Ja’Ana is the most nervous of the bunch. She hasn’t seen her father in several years and remains unsure of what their reunion will bring. “I don’t even remember his face,” she says. “I don’t remember nothing about my father.”
Raziah remains shattered by her father’s absence. “I miss him being here,” she says through thick tears. The teenager, according to her mother, has openly spoken about suicide multiple times.
Daughters show a complex range of emotions, a common thread of pain among all the girls, all of whom are at critical developmental points. The girls’ feelings are complicated and overwhelming, and the documentary renders a realistic portrayal of children who simply want their fathers home. It pushes audiences to contend with the question: who is being punished when we send fathers away and force families apart?
Inside the jail, the men reach epiphanies of their own about how cycles of incarceration have affected their families.
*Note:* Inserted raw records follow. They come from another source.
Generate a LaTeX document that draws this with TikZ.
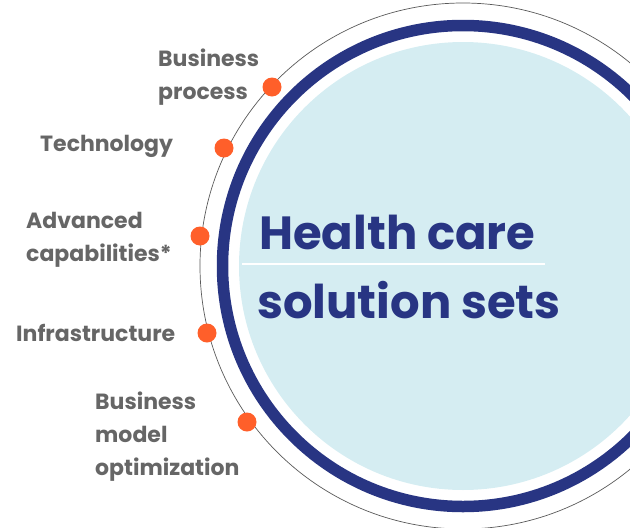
\documentclass[tikz,border=0pt]{standalone}
\usepackage{fontspec}
\setmainfont{Poppins}
\usepackage{tikz}
\definecolor{navy}{HTML}{283583}
\definecolor{paleblue}{HTML}{D5EDF2}
\definecolor{dotorange}{HTML}{FF5F2A}
\definecolor{labelgray}{HTML}{666666}
\tikzset{
  dot/.style={circle,fill=dotorange,inner sep=0pt,minimum size=19pt},
  area/.style={anchor=west,align=left,inner sep=0pt,text=labelgray,
    font=\bfseries\fontsize{22}{33}\selectfont},
  title/.style={anchor=base west,inner sep=0pt,text=navy,
    font=\bfseries\fontsize{46.5}{60}\selectfont}
}

\begin{document}
\begin{tikzpicture}[x=1pt,y=-1pt]
\useasboundingbox (0,0) rectangle (630,528);
\clip (0,0) rectangle (630,528);
% rings
\coordinate (c) at (463,266);
\fill[paleblue] (c) circle[radius=224pt];
\draw[navy,line width=11.5pt] (c) circle[radius=240.5pt];
\draw[black!65,line width=0.7pt] (c) circle[radius=263pt];
\draw[white,line width=1.2pt] (242,264) -- (545,264);
% title
\node[title] (title1) at (259,249) {Health care};
\node[title] (title2) at (257,318) {solution sets};
% dots on the outer ring
\node[dot] (dprocess) at (272,87) {};
\node[dot] (dtech) at (224,148) {};
\node[dot] (dadv) at (200,236) {};
\node[dot] (dinfra) at (207,333) {};
\node[dot] (dmodel) at (247,422) {};
% labels
\node[area] (process) at (158,77) {Business\\process};
\node[area] (tech) at (40,146) {Technology};
\node[area] (adv) at (26,240) {Advanced\\capabilities*};
\node[area] (infra) at (16,333) {Infrastructure};
\node[area] (model) at (95,437) {Business\\model\\optimization};
\end{tikzpicture}
\end{document}
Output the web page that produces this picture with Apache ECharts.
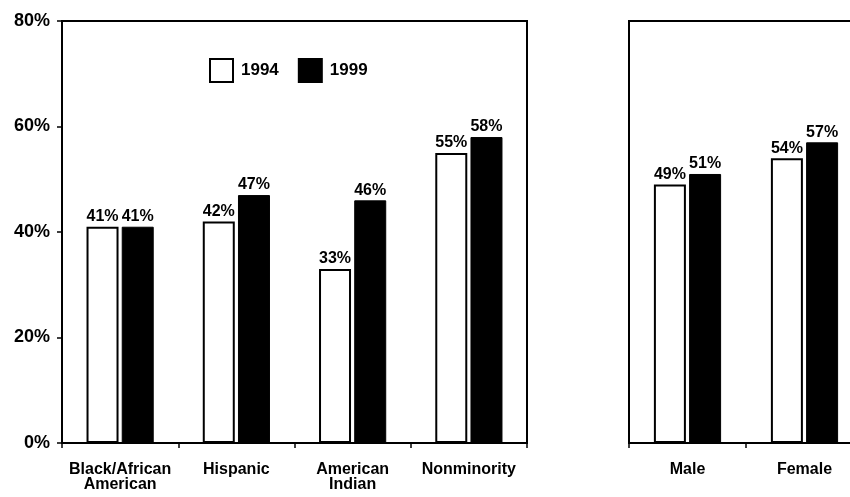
<!DOCTYPE html>
<html>
<head>
<meta charset="utf-8">
<script src="https://cdn.jsdelivr.net/npm/echarts@6/dist/echarts.min.js"></script>
<style>
  html, body { margin: 0; padding: 0; background: #fff; overflow: hidden; }
  /* the gender panel runs past the right edge of the page */
  #chart { width: 863px; height: 497px; }
</style>
</head>
<body>
<div id="chart"></div>
<script>
// Share of students, 1994 vs 1999, by race/ethnicity and by gender
const raceCategories = ['Black/African\nAmerican', 'Hispanic', 'American\nIndian', 'Nonminority'];
const race1994 = [41, 42, 33, 55];
const race1999 = [41, 47, 46, 58];

const genderCategories = ['Male', 'Female'];
const gender1994 = [49, 54];
const gender1999 = [51, 57];

const yTicks = [0, 20, 40, 60, 80];
const seriesNames = ['1994', '1999'];

const FONT = "'Liberation Sans', Arial, Helvetica, sans-serif";
const INK = '#000';

const chart = echarts.init(document.getElementById('chart'), null, { renderer: 'canvas' });

function valueLabel() {
  return {
    show: true,
    position: 'top',
    distance: 2,
    formatter: p => p.value + '%',
    fontFamily: FONT,
    fontWeight: 'bold',
    fontSize: 16,
    color: INK
  };
}

function barPair(xi, d94, d99) {
  return [
    {
      name: seriesNames[0], type: 'bar', xAxisIndex: xi, yAxisIndex: xi,
      data: d94, barWidth: 32, barGap: '10%',
      itemStyle: { color: '#fff', borderColor: INK, borderWidth: 2 },
      label: valueLabel()
    },
    {
      name: seriesNames[1], type: 'bar', xAxisIndex: xi, yAxisIndex: xi,
      data: d99, barWidth: 32, barGap: '10%',
      itemStyle: { color: INK, borderColor: INK, borderWidth: 1 },
      label: valueLabel()
    }
  ];
}

function catAxis(gi, cats) {
  return {
    type: 'category', gridIndex: gi, data: cats,
    axisLine: { lineStyle: { color: INK, width: 2 } },
    axisTick: { show: true, length: 5, lineStyle: { color: INK, width: 1.5 } },
    axisLabel: {
      margin: 19, fontFamily: FONT, fontWeight: 'bold', fontSize: 16,
      lineHeight: 15, color: INK, interval: 0
    }
  };
}

function valAxis(gi, labels) {
  return {
    type: 'value', gridIndex: gi,
    min: yTicks[0], max: yTicks[yTicks.length - 1], interval: yTicks[1] - yTicks[0],
    splitLine: { show: false },
    axisLine: { show: true, lineStyle: { color: INK, width: 2 } },
    axisTick: { show: labels, length: 5, lineStyle: { color: INK, width: 1.5 } },
    axisLabel: {
      show: labels, margin: 12, formatter: v => v + '%',
      fontFamily: FONT, fontWeight: 'bold', fontSize: 18, color: INK
    }
  };
}

chart.setOption({
  animation: false,
  backgroundColor: '#fff',
  legend: {
    data: seriesNames,
    left: 209, top: 58, padding: 0,
    itemWidth: 23, itemHeight: 23, itemGap: 19,
    icon: 'rect',
    textStyle: { fontFamily: FONT, fontWeight: 'bold', fontSize: 17, color: INK, padding: [0, 0, 0, 3] }
  },
  grid: [
    { left: 62, right: 336, top: 21, bottom: 54, show: true, borderColor: INK, borderWidth: 2, containLabel: false },
    { left: 629, right: 0, top: 21, bottom: 54, show: true, borderColor: INK, borderWidth: 2, containLabel: false }
  ],
  xAxis: [catAxis(0, raceCategories), catAxis(1, genderCategories)],
  yAxis: [valAxis(0, true), valAxis(1, false)],
  series: [...barPair(0, race1994, race1999), ...barPair(1, gender1994, gender1999)]
});
</script>
</body>
</html>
Several of the fathers grew up with incarcerated parents. Some had their daughters young, and spoke about a lack of support in parenthood. Scenes of kinship emphasize the humanity at the center of Daughters, and how US jails and prisons often fail to address the mental and emotional needs of the incarcerated.
Beyond showcasing excitement at reunification or realizations among the fathers, Daughters holds room for resentment and anger from the mothers who are left behind. With the fathers gone, caretaking almost entirely falls on Black women and girls, many of whom are highlighted in the documentary, if only in fleeting moments.
In one scene, Unita, Ja’Ana’s mom, has thrown the 11-year-old a birthday party. Unita shares her irritation with attempts by Ja’Ana’s father to connect: “Why do you wanna bond with her while you’re incarcerated, when all this time you had out here and you didn’t even really wanna be bothered with her?”
Frustration is an underrated note within the film, one that carries equal weight as despair. It’s a difficult balance to strike among the film’s various subjects, one that the filmmakers don’t entirely fumble but also don’t completely strike.
The actual daddy-daughter dance is a difficult, yet necessary watch. Reunions between the daughters and fathers produce tears from both sides, as everyone attempts to savor the evening.
The girls, dressed in a flurry of sparkly dresses, dance, exchange keepsakes and receive flowers from their dads – a “promise” of their love for each other.
To the tune of Beyoncé’s rendition of Before I Let Go, one daughter sobs as she sings: “I will never, ever, ever let you go.”
In a devastating inevitability, fathers and daughters are separated again. Only two of the four girls actually get to see their fathers released. For the other two girls, the dance, in all its power, is a bittersweet blip in a cruel sentence.